— Task to carry out —
Copy the listing verbatim, excluding any images found in it.
+-------+
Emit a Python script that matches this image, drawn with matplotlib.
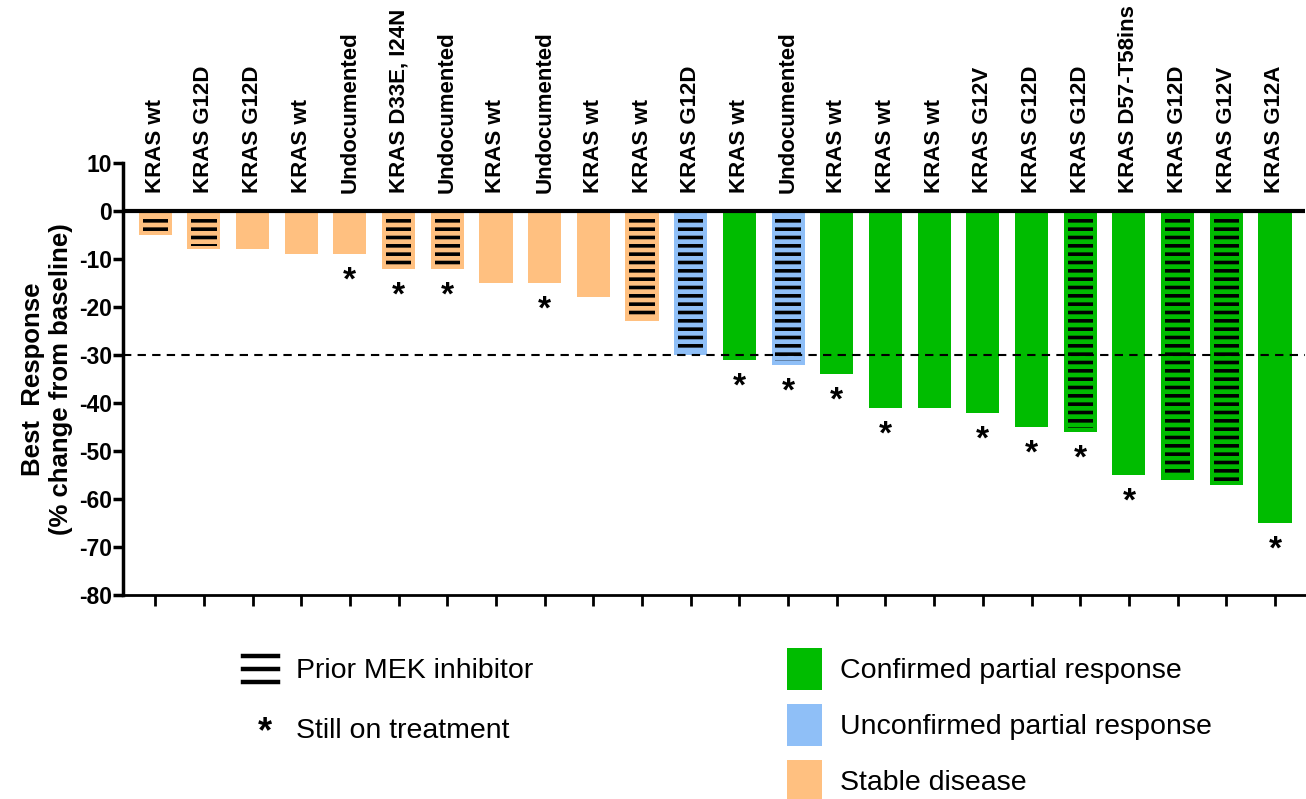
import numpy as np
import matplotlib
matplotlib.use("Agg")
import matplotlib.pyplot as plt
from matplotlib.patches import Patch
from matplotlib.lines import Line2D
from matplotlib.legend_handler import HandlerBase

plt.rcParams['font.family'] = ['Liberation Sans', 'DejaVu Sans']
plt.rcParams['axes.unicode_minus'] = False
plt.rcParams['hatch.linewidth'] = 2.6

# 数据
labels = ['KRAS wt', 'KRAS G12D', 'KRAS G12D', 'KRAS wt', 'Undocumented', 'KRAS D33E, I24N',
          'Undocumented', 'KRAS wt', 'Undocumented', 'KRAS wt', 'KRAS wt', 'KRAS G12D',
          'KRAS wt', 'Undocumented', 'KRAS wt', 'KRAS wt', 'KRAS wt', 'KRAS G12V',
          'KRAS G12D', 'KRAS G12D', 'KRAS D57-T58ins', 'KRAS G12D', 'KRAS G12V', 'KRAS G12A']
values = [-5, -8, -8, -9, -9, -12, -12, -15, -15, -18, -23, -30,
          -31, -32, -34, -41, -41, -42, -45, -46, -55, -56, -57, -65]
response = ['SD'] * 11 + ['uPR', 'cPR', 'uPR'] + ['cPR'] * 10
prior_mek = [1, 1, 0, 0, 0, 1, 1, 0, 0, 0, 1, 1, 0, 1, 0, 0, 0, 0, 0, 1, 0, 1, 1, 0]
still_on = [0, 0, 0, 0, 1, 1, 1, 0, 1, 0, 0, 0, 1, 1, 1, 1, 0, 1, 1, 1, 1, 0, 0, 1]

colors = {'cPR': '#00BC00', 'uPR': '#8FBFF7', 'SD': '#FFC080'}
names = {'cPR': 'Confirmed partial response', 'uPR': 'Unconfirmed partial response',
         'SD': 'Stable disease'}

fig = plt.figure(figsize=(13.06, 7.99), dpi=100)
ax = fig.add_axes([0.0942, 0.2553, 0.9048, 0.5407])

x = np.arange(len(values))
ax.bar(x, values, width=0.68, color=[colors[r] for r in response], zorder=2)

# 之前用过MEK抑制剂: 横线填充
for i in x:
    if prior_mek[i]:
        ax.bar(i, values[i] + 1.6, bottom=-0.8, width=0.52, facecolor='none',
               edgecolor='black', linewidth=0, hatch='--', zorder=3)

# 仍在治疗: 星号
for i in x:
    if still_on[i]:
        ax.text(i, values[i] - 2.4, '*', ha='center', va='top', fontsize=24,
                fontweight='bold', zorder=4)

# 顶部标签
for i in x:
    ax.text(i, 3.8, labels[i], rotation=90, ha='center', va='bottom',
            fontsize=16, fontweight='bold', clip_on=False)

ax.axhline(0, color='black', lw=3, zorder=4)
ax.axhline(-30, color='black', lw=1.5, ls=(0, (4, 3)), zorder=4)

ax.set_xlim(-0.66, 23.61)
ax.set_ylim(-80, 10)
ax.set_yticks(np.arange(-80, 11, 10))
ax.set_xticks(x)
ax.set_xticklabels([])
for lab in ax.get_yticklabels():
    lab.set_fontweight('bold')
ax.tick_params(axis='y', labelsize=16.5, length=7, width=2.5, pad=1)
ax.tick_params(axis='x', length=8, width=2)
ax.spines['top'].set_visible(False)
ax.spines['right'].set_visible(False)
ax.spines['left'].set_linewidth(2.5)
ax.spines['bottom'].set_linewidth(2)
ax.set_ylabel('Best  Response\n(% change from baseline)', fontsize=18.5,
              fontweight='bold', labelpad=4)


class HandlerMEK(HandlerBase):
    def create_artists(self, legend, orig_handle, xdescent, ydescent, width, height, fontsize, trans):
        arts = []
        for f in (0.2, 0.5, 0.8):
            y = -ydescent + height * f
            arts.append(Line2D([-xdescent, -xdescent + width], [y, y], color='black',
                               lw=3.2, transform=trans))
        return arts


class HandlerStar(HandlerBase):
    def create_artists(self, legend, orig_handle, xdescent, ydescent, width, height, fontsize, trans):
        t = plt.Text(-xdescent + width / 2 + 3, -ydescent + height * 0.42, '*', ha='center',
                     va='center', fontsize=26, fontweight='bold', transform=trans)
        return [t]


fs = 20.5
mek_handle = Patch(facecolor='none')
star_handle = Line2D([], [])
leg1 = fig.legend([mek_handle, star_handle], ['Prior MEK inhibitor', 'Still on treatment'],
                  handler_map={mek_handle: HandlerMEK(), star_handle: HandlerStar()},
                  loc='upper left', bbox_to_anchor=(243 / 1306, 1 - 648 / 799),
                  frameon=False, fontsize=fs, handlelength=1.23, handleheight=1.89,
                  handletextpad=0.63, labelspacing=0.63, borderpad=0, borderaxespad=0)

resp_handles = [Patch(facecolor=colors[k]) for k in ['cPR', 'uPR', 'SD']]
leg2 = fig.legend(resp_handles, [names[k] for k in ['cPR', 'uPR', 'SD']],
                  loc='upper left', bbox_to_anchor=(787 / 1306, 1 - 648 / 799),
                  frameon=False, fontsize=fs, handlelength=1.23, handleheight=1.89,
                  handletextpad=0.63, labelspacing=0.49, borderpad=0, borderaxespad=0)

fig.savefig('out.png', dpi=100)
+-------+
— Exercise answer —
Emit a Python script that matches this image, drawn with matplotlib.
import numpy as np
import matplotlib
matplotlib.use("Agg")
import matplotlib.pyplot as plt
from matplotlib.patches import Patch
from matplotlib.lines import Line2D
from matplotlib.legend_handler import HandlerBase

plt.rcParams['font.family'] = ['Liberation Sans', 'DejaVu Sans']
plt.rcParams['axes.unicode_minus'] = False
plt.rcParams['hatch.linewidth'] = 2.6

# 数据
labels = ['KRAS wt', 'KRAS G12D', 'KRAS G12D', 'KRAS wt', 'Undocumented', 'KRAS D33E, I24N',
          'Undocumented', 'KRAS wt', 'Undocumented', 'KRAS wt', 'KRAS wt', 'KRAS G12D',
          'KRAS wt', 'Undocumented', 'KRAS wt', 'KRAS wt', 'KRAS wt', 'KRAS G12V',
          'KRAS G12D', 'KRAS G12D', 'KRAS D57-T58ins', 'KRAS G12D', 'KRAS G12V', 'KRAS G12A']
values = [-5, -8, -8, -9, -9, -12, -12, -15, -15, -18, -23, -30,
          -31, -32, -34, -41, -41, -42, -45, -46, -55, -56, -57, -65]
response = ['SD'] * 11 + ['uPR', 'cPR', 'uPR'] + ['cPR'] * 10
prior_mek = [1, 1, 0, 0, 0, 1, 1, 0, 0, 0, 1, 1, 0, 1, 0, 0, 0, 0, 0, 1, 0, 1, 1, 0]
still_on = [0, 0, 0, 0, 1, 1, 1, 0, 1, 0, 0, 0, 1, 1, 1, 1, 0, 1, 1, 1, 1, 0, 0, 1]

colors = {'cPR': '#00BC00', 'uPR': '#8FBFF7', 'SD': '#FFC080'}
names = {'cPR': 'Confirmed partial response', 'uPR': 'Unconfirmed partial response',
         'SD': 'Stable disease'}

fig = plt.figure(figsize=(13.06, 7.99), dpi=100)
ax = fig.add_axes([0.0942, 0.2553, 0.9048, 0.5407])

x = np.arange(len(values))
ax.bar(x, values, width=0.68, color=[colors[r] for r in response], zorder=2)

# 之前用过MEK抑制剂: 横线填充
for i in x:
    if prior_mek[i]:
        ax.bar(i, values[i] + 1.6, bottom=-0.8, width=0.52, facecolor='none',
               edgecolor='black', linewidth=0, hatch='--', zorder=3)

# 仍在治疗: 星号
for i in x:
    if still_on[i]:
        ax.text(i, values[i] - 2.4, '*', ha='center', va='top', fontsize=24,
                fontweight='bold', zorder=4)

# 顶部标签
for i in x:
    ax.text(i, 3.8, labels[i], rotation=90, ha='center', va='bottom',
            fontsize=16, fontweight='bold', clip_on=False)

ax.axhline(0, color='black', lw=3, zorder=4)
ax.axhline(-30, color='black', lw=1.5, ls=(0, (4, 3)), zorder=4)

ax.set_xlim(-0.66, 23.61)
ax.set_ylim(-80, 10)
ax.set_yticks(np.arange(-80, 11, 10))
ax.set_xticks(x)
ax.set_xticklabels([])
for lab in ax.get_yticklabels():
    lab.set_fontweight('bold')
ax.tick_params(axis='y', labelsize=16.5, length=7, width=2.5, pad=1)
ax.tick_params(axis='x', length=8, width=2)
ax.spines['top'].set_visible(False)
ax.spines['right'].set_visible(False)
ax.spines['left'].set_linewidth(2.5)
ax.spines['bottom'].set_linewidth(2)
ax.set_ylabel('Best  Response\n(% change from baseline)', fontsize=18.5,
              fontweight='bold', labelpad=4)


class HandlerMEK(HandlerBase):
    def create_artists(self, legend, orig_handle, xdescent, ydescent, width, height, fontsize, trans):
        arts = []
        for f in (0.2, 0.5, 0.8):
            y = -ydescent + height * f
            arts.append(Line2D([-xdescent, -xdescent + width], [y, y], color='black',
                               lw=3.2, transform=trans))
        return arts


class HandlerStar(HandlerBase):
    def create_artists(self, legend, orig_handle, xdescent, ydescent, width, height, fontsize, trans):
        t = plt.Text(-xdescent + width / 2 + 3, -ydescent + height * 0.42, '*', ha='center',
                     va='center', fontsize=26, fontweight='bold', transform=trans)
        return [t]


fs = 20.5
mek_handle = Patch(facecolor='none')
star_handle = Line2D([], [])
leg1 = fig.legend([mek_handle, star_handle], ['Prior MEK inhibitor', 'Still on treatment'],
                  handler_map={mek_handle: HandlerMEK(), star_handle: HandlerStar()},
                  loc='upper left', bbox_to_anchor=(243 / 1306, 1 - 648 / 799),
                  frameon=False, fontsize=fs, handlelength=1.23, handleheight=1.89,
                  handletextpad=0.63, labelspacing=0.63, borderpad=0, borderaxespad=0)

resp_handles = [Patch(facecolor=colors[k]) for k in ['cPR', 'uPR', 'SD']]
leg2 = fig.legend(resp_handles, [names[k] for k in ['cPR', 'uPR', 'SD']],
                  loc='upper left', bbox_to_anchor=(787 / 1306, 1 - 648 / 799),
                  frameon=False, fontsize=fs, handlelength=1.23, handleheight=1.89,
                  handletextpad=0.63, labelspacing=0.49, borderpad=0, borderaxespad=0)

fig.savefig('out.png', dpi=100)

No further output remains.